# [WHAT IS REQUIRED]
Take all the material and copy it exactly.

START INFORMATION SHOWN

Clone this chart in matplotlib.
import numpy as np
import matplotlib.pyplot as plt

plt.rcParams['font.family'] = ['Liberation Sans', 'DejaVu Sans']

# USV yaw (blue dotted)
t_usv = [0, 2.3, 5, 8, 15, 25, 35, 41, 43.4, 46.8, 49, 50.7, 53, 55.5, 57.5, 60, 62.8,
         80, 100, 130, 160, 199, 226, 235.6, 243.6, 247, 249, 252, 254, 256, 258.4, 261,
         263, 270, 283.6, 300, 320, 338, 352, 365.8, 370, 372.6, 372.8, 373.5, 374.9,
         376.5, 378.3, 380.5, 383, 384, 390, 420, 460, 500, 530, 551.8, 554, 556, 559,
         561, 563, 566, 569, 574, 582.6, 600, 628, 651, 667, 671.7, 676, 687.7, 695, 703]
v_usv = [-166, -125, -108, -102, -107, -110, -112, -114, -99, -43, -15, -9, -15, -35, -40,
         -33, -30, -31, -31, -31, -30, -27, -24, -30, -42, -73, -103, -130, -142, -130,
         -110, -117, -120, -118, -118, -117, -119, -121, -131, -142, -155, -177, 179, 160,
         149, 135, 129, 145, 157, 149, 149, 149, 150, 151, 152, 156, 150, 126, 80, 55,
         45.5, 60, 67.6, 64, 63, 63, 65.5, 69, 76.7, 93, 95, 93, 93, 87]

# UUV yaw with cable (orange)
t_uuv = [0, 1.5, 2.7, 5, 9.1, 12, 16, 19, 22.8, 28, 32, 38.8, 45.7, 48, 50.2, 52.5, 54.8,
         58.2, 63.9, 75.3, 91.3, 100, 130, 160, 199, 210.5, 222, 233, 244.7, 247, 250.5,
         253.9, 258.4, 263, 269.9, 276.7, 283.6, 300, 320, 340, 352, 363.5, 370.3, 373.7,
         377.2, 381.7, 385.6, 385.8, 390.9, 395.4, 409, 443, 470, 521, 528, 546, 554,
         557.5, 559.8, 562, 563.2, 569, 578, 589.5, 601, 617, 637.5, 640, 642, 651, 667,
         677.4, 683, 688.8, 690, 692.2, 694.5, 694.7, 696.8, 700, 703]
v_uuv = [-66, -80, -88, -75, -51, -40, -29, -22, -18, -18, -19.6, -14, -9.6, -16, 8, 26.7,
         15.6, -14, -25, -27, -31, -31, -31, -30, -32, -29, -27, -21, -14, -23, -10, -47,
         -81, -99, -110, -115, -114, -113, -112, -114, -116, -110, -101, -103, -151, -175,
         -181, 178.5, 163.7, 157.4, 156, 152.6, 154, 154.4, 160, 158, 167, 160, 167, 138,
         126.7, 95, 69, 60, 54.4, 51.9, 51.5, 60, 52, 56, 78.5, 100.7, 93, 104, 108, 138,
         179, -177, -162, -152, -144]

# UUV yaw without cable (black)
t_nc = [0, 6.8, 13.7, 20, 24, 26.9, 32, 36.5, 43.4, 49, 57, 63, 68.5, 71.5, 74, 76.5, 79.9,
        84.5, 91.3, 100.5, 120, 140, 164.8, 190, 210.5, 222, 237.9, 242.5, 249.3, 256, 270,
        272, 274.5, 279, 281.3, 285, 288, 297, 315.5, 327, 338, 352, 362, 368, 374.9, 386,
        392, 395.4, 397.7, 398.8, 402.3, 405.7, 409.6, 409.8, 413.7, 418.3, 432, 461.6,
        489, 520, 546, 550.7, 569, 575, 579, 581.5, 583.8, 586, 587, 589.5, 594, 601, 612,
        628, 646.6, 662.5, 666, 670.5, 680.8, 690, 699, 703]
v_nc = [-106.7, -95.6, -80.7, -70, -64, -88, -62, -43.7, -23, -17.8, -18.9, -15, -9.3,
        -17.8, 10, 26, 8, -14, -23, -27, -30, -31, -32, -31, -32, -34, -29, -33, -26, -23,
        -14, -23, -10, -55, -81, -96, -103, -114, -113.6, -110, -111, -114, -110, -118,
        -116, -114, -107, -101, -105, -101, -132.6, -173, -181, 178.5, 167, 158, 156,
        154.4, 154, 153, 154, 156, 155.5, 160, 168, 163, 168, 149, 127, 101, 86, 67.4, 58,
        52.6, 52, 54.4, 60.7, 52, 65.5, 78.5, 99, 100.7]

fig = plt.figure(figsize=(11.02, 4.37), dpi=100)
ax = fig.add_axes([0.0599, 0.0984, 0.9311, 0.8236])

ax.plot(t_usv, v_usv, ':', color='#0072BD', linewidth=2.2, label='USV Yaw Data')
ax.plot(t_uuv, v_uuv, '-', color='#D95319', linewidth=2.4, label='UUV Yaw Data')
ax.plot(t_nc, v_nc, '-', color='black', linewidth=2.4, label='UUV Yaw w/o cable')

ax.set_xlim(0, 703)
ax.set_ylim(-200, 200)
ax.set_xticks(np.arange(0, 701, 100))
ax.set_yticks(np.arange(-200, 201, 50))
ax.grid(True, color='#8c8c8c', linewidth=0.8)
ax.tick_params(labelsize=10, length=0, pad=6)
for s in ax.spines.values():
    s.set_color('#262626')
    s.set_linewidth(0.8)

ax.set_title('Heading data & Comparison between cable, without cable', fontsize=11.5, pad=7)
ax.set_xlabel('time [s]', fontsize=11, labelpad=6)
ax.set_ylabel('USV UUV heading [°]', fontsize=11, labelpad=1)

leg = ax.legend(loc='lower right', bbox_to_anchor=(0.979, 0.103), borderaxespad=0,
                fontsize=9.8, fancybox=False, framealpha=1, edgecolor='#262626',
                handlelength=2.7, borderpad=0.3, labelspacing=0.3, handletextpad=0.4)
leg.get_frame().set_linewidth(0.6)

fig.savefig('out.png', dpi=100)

END INFORMATION SHOWN

# [FULL ANSWER]
Clone this chart in matplotlib.
import numpy as np
import matplotlib.pyplot as plt

plt.rcParams['font.family'] = ['Liberation Sans', 'DejaVu Sans']

# USV yaw (blue dotted)
t_usv = [0, 2.3, 5, 8, 15, 25, 35, 41, 43.4, 46.8, 49, 50.7, 53, 55.5, 57.5, 60, 62.8,
         80, 100, 130, 160, 199, 226, 235.6, 243.6, 247, 249, 252, 254, 256, 258.4, 261,
         263, 270, 283.6, 300, 320, 338, 352, 365.8, 370, 372.6, 372.8, 373.5, 374.9,
         376.5, 378.3, 380.5, 383, 384, 390, 420, 460, 500, 530, 551.8, 554, 556, 559,
         561, 563, 566, 569, 574, 582.6, 600, 628, 651, 667, 671.7, 676, 687.7, 695, 703]
v_usv = [-166, -125, -108, -102, -107, -110, -112, -114, -99, -43, -15, -9, -15, -35, -40,
         -33, -30, -31, -31, -31, -30, -27, -24, -30, -42, -73, -103, -130, -142, -130,
         -110, -117, -120, -118, -118, -117, -119, -121, -131, -142, -155, -177, 179, 160,
         149, 135, 129, 145, 157, 149, 149, 149, 150, 151, 152, 156, 150, 126, 80, 55,
         45.5, 60, 67.6, 64, 63, 63, 65.5, 69, 76.7, 93, 95, 93, 93, 87]

# UUV yaw with cable (orange)
t_uuv = [0, 1.5, 2.7, 5, 9.1, 12, 16, 19, 22.8, 28, 32, 38.8, 45.7, 48, 50.2, 52.5, 54.8,
         58.2, 63.9, 75.3, 91.3, 100, 130, 160, 199, 210.5, 222, 233, 244.7, 247, 250.5,
         253.9, 258.4, 263, 269.9, 276.7, 283.6, 300, 320, 340, 352, 363.5, 370.3, 373.7,
         377.2, 381.7, 385.6, 385.8, 390.9, 395.4, 409, 443, 470, 521, 528, 546, 554,
         557.5, 559.8, 562, 563.2, 569, 578, 589.5, 601, 617, 637.5, 640, 642, 651, 667,
         677.4, 683, 688.8, 690, 692.2, 694.5, 694.7, 696.8, 700, 703]
v_uuv = [-66, -80, -88, -75, -51, -40, -29, -22, -18, -18, -19.6, -14, -9.6, -16, 8, 26.7,
         15.6, -14, -25, -27, -31, -31, -31, -30, -32, -29, -27, -21, -14, -23, -10, -47,
         -81, -99, -110, -115, -114, -113, -112, -114, -116, -110, -101, -103, -151, -175,
         -181, 178.5, 163.7, 157.4, 156, 152.6, 154, 154.4, 160, 158, 167, 160, 167, 138,
         126.7, 95, 69, 60, 54.4, 51.9, 51.5, 60, 52, 56, 78.5, 100.7, 93, 104, 108, 138,
         179, -177, -162, -152, -144]

# UUV yaw without cable (black)
t_nc = [0, 6.8, 13.7, 20, 24, 26.9, 32, 36.5, 43.4, 49, 57, 63, 68.5, 71.5, 74, 76.5, 79.9,
        84.5, 91.3, 100.5, 120, 140, 164.8, 190, 210.5, 222, 237.9, 242.5, 249.3, 256, 270,
        272, 274.5, 279, 281.3, 285, 288, 297, 315.5, 327, 338, 352, 362, 368, 374.9, 386,
        392, 395.4, 397.7, 398.8, 402.3, 405.7, 409.6, 409.8, 413.7, 418.3, 432, 461.6,
        489, 520, 546, 550.7, 569, 575, 579, 581.5, 583.8, 586, 587, 589.5, 594, 601, 612,
        628, 646.6, 662.5, 666, 670.5, 680.8, 690, 699, 703]
v_nc = [-106.7, -95.6, -80.7, -70, -64, -88, -62, -43.7, -23, -17.8, -18.9, -15, -9.3,
        -17.8, 10, 26, 8, -14, -23, -27, -30, -31, -32, -31, -32, -34, -29, -33, -26, -23,
        -14, -23, -10, -55, -81, -96, -103, -114, -113.6, -110, -111, -114, -110, -118,
        -116, -114, -107, -101, -105, -101, -132.6, -173, -181, 178.5, 167, 158, 156,
        154.4, 154, 153, 154, 156, 155.5, 160, 168, 163, 168, 149, 127, 101, 86, 67.4, 58,
        52.6, 52, 54.4, 60.7, 52, 65.5, 78.5, 99, 100.7]

fig = plt.figure(figsize=(11.02, 4.37), dpi=100)
ax = fig.add_axes([0.0599, 0.0984, 0.9311, 0.8236])

ax.plot(t_usv, v_usv, ':', color='#0072BD', linewidth=2.2, label='USV Yaw Data')
ax.plot(t_uuv, v_uuv, '-', color='#D95319', linewidth=2.4, label='UUV Yaw Data')
ax.plot(t_nc, v_nc, '-', color='black', linewidth=2.4, label='UUV Yaw w/o cable')

ax.set_xlim(0, 703)
ax.set_ylim(-200, 200)
ax.set_xticks(np.arange(0, 701, 100))
ax.set_yticks(np.arange(-200, 201, 50))
ax.grid(True, color='#8c8c8c', linewidth=0.8)
ax.tick_params(labelsize=10, length=0, pad=6)
for s in ax.spines.values():
    s.set_color('#262626')
    s.set_linewidth(0.8)

ax.set_title('Heading data & Comparison between cable, without cable', fontsize=11.5, pad=7)
ax.set_xlabel('time [s]', fontsize=11, labelpad=6)
ax.set_ylabel('USV UUV heading [°]', fontsize=11, labelpad=1)

leg = ax.legend(loc='lower right', bbox_to_anchor=(0.979, 0.103), borderaxespad=0,
                fontsize=9.8, fancybox=False, framealpha=1, edgecolor='#262626',
                handlelength=2.7, borderpad=0.3, labelspacing=0.3, handletextpad=0.4)
leg.get_frame().set_linewidth(0.6)

fig.savefig('out.png', dpi=100)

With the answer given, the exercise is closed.